Okay so if you ever feel like your life is utter shit, just read A Pocket of Lies and remember that Suri is probably having it way worse than you are. After our lovely little spitfire of a thief suffers a very humiliating robbery, she goes into full-on revenge mode and decides to abduct and impersonate a foreign princess at the royal ball. Except, her crazy con soon goes absolutely tits up, which ends up leading to her exile into the cursed wastelands on a deadly mission to assassinate the dark and notorious Fae lord Kol. And that, my friends, is only the start of this glorious trainwreck of an adventure.
Now, if there is one thing I love in books, it’s stabby women who can hold a grudge, and that is Suri to a T. Did I want to shake and strangle her for her incredibly rash and impulsive actions sometimes?
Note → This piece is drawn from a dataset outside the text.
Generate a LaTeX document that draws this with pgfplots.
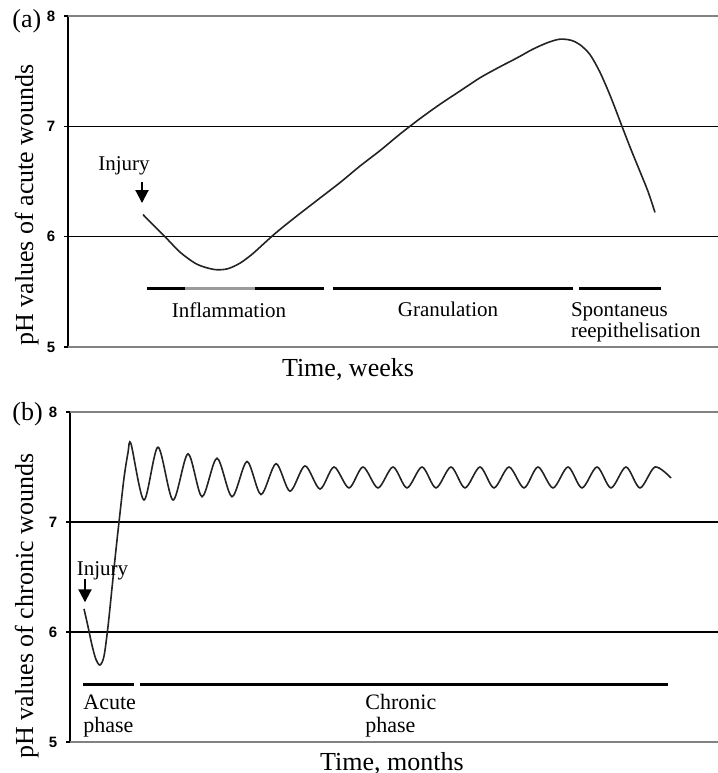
\documentclass[border=0pt]{standalone}
\usepackage{fontspec}
\setmainfont{Liberation Serif}
\setsansfont{Liberation Sans}
\usepackage{pgfplots}
\pgfplotsset{compat=1.18}
\usetikzlibrary{arrows.meta}

\definecolor{curve}{RGB}{35,35,35}
\definecolor{frame}{RGB}{130,130,130}

\pgfplotsset{
  wound/.style={
    scale only axis,
    axis lines*=left,
    x axis line style={draw=none},
    xtick=\empty,
    ymin=5, ymax=8,
    ytick={6,7},
    extra y ticks={5,8},
    ymajorgrids,
    grid style={black, line width=0.6pt},
    extra y tick style={grid style={frame, line width=0.6pt}},
    y axis line style={black, line width=0.6pt},
    tick style={black, line width=0.6pt},
    tick align=outside,
    major tick length=2pt,
    yticklabel={\pgfmathparse{int(round(\tick))}\pgfmathresult},
    yticklabel style={font=\sffamily\bfseries\fontsize{7.5}{8}\selectfont, xshift=-0.8pt},
    clip=false,
  },
  ph/.style={curve, line width=0.8pt, smooth, no marks},
  phase/.style={black, line width=1.5pt, no marks},
}

\begin{document}
\begin{tikzpicture}
\useasboundingbox (0,0) rectangle (359pt,-386.5pt);

% ---------------- (a) acute wounds ----------------
\begin{axis}[wound, at={(34pt,-8pt)}, anchor=north west,
  width=325pt, height=165.5pt, xmin=0, xmax=65]
  \addplot[ph] coordinates {
    (7.5,6.20) (8.7,6.09) (9.7,6.00) (11.2,5.86) (12.7,5.76) (13.8,5.72)
    (14.9,5.70) (16.0,5.71) (17.2,5.76) (18.4,5.84) (19.5,5.93) (20.6,6.02)
    (21.8,6.11) (23.2,6.21) (25.2,6.35) (27.2,6.49) (29.2,6.64) (31.2,6.78)
    (33.2,6.93) (35.2,7.07) (37.2,7.20) (39.2,7.32) (41.2,7.44) (43.2,7.54)
    (44.9,7.62) (46.5,7.70) (48.0,7.76) (49.2,7.79) (50.3,7.78) (51.2,7.74)
    (52.2,7.65) (53.2,7.49) (54.3,7.26) (55.4,7.00) (56.3,6.79) (57.2,6.59)
    (58.0,6.41) (58.7,6.22)
  };
  % healing phases
  \addplot[phase] coordinates {(7.9,5.526) (25.6,5.526)};
  \addplot[phase, color=frame!80] coordinates {(11.7,5.526) (18.7,5.526)};
  \addplot[phase] coordinates {(26.5,5.526) (50.5,5.526)};
  \addplot[phase] coordinates {(51.1,5.526) (59.3,5.526)};
  \begin{scope}[font=\fontsize{10.5}{12}\selectfont]
    \node[anchor=base] at (axis cs:16.1,5.263) {Inflammation};
    \node[anchor=base] at (axis cs:38.0,5.281) {Granulation};
    \node[anchor=base west] at (axis cs:49.6,5.281) {Spontaneus};
    \node[anchor=base west] at (axis cs:49.6,5.082) {reepithelisation};
    \node[anchor=base] at (axis cs:5.6,6.604) {Injury};
  \end{scope}
  \draw[black, line width=1pt, -{Triangle[width=6.5pt,length=6.5pt]}]
    (axis cs:7.4,6.495) -- (axis cs:7.4,6.305);
\end{axis}

% ---------------- (b) chronic wounds ----------------
\begin{axis}[wound, at={(35pt,-206pt)}, anchor=north west,
  width=324pt, height=165pt, xmin=0, xmax=64.8]
  \addplot[ph] coordinates {
    (1.4,6.21) (1.8,6.05) (2.2,5.88) (2.6,5.75) (3.0,5.70) (3.4,5.78)
    (3.8,6.05) (4.2,6.40) (4.6,6.75) (5.0,7.08) (5.4,7.40) (5.8,7.63)
    (6.1,7.71)
    (7.4,7.20) (8.8,7.68) (10.3,7.20) (11.8,7.62) (13.2,7.23) (14.7,7.58)
    (16.2,7.23) (17.7,7.55) (19.1,7.25) (20.6,7.53) (22.0,7.28) (23.5,7.51)
    (25.0,7.30) (26.4,7.50) (27.9,7.31) (29.3,7.50) (30.8,7.31) (32.3,7.50)
    (33.7,7.31) (35.2,7.50) (36.6,7.31) (38.1,7.50) (39.5,7.31) (41.0,7.50)
    (42.4,7.31) (43.9,7.50) (45.4,7.31) (46.8,7.50) (48.3,7.31) (49.8,7.50)
    (51.2,7.31) (52.7,7.50) (54.1,7.31) (55.6,7.50) (57.0,7.31) (58.5,7.50)
    (60.1,7.40)
  };
  \addplot[phase] coordinates {(1.3,5.527) (6.4,5.527)};
  \addplot[phase] coordinates {(7.0,5.527) (59.8,5.527)};
  \begin{scope}[font=\fontsize{11}{12}\selectfont]
    \node[anchor=base west, inner xsep=0pt] at (axis cs:1.3,5.30) {Acute};
    \node[anchor=base west, inner xsep=0pt] at (axis cs:1.3,5.09) {phase};
    \node[anchor=base west, inner xsep=0pt] at (axis cs:29.5,5.30) {Chronic};
    \node[anchor=base west, inner xsep=0pt] at (axis cs:29.5,5.09) {phase};
  \end{scope}
  \node[anchor=base, font=\fontsize{10.5}{12}\selectfont] at (axis cs:3.25,6.51) {Injury};
  \draw[black, line width=1pt, -{Triangle[width=6.5pt,length=6.5pt]}]
    (axis cs:1.5,6.48) -- (axis cs:1.5,6.27);
\end{axis}

% panel letters and axis titles
\begin{scope}[font=\fontsize{13}{15}\selectfont]
  \node[anchor=base west, inner xsep=0pt] at (6pt,-13.5pt) {(a)};
  \node[anchor=base west, inner xsep=0pt] at (6pt,-210pt) {(b)};
  \node[anchor=base] at (174pt,-188pt) {Time, weeks};
  \node[anchor=base] at (196pt,-385pt) {Time, months};
  \node[anchor=base, rotate=90] at (16.5pt,-102.5pt) {pH values of acute wounds};
  \node[anchor=base, rotate=90] at (16.5pt,-303pt) {pH values of chronic wounds};
\end{scope}
\end{tikzpicture}
\end{document}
Oh yes, I sure did, but that level of relatable messiness only made me love her more. She really is the universe’s punching bag for the entirety of A Pocket of Lies, and I loved seeing her stubbornly fight and bluff her way through all the brutal trials and tribulations. Plus, she also has this mysterious menacing voice in her head that made her even more compelling to follow; never enough emotional inner turmoil, if you ask me.
In a way, I almost think she was a bit too much of an intense whirlwind of loud personality, as I personally felt like the side characters fell a little flat compared to her. That said, I really enjoyed seeing her navigate all the webs of schemes that she gets entangled in, and I was absolutely eating up the tension between her and literally every other character she met on this hellish journey. Especially her interactions with Silla, Rasel and Kol had me in an absolute chokehold, and the knife-sharp banter had me grinning and chuckling the entire way through.
Despite that bloody high fun factor, I think A Pocket of Lies is one of those reads that you need to pay close attention to, not only because Suri somehow manages to stumble from one disaster into the next one faster than you can blink, but also because the plot and lore (hello meddling gods!) get impressively complex the deeper in you get. And as much as I enjoyed that utterly addictive ‘just one more chapter’ quality, I personally wouldn’t have minded the pacing to slow down a bit at times to just let this epic world with its intriguing history, rich lore and diverse, vibrant characters shine to its fullest.
Though while the pacing might be lightning fast, the romance is slow as molasses, and I was all here for it. There’s barely a glimmer of romance to be found in this first instalment (seriously, Jay Kristoff’s Empire of the Vampire or Nevernight series are more spicy than this), but the way that all the tense interpersonal relationships are set up for book 2 had me kicking my feet in giddy anticipatory delight. To me, Sandpiper really took all the best and most beloved tropes of both the grimdark and (Fae) romantasy subgenres, and just blended it all together into something altogether more exciting.
It honestly feels like we have barely scratched the surface here, and all the wild revelations during the hectic, high-stakes ending hooked me right in for the rest of the Amefyre trilogy. Whether you come here for the bloody brutal action, the riveting intrigue, or the sizzling tension, A Pocket of Lies will deliver it all and leave you desperate for more in the best way possible.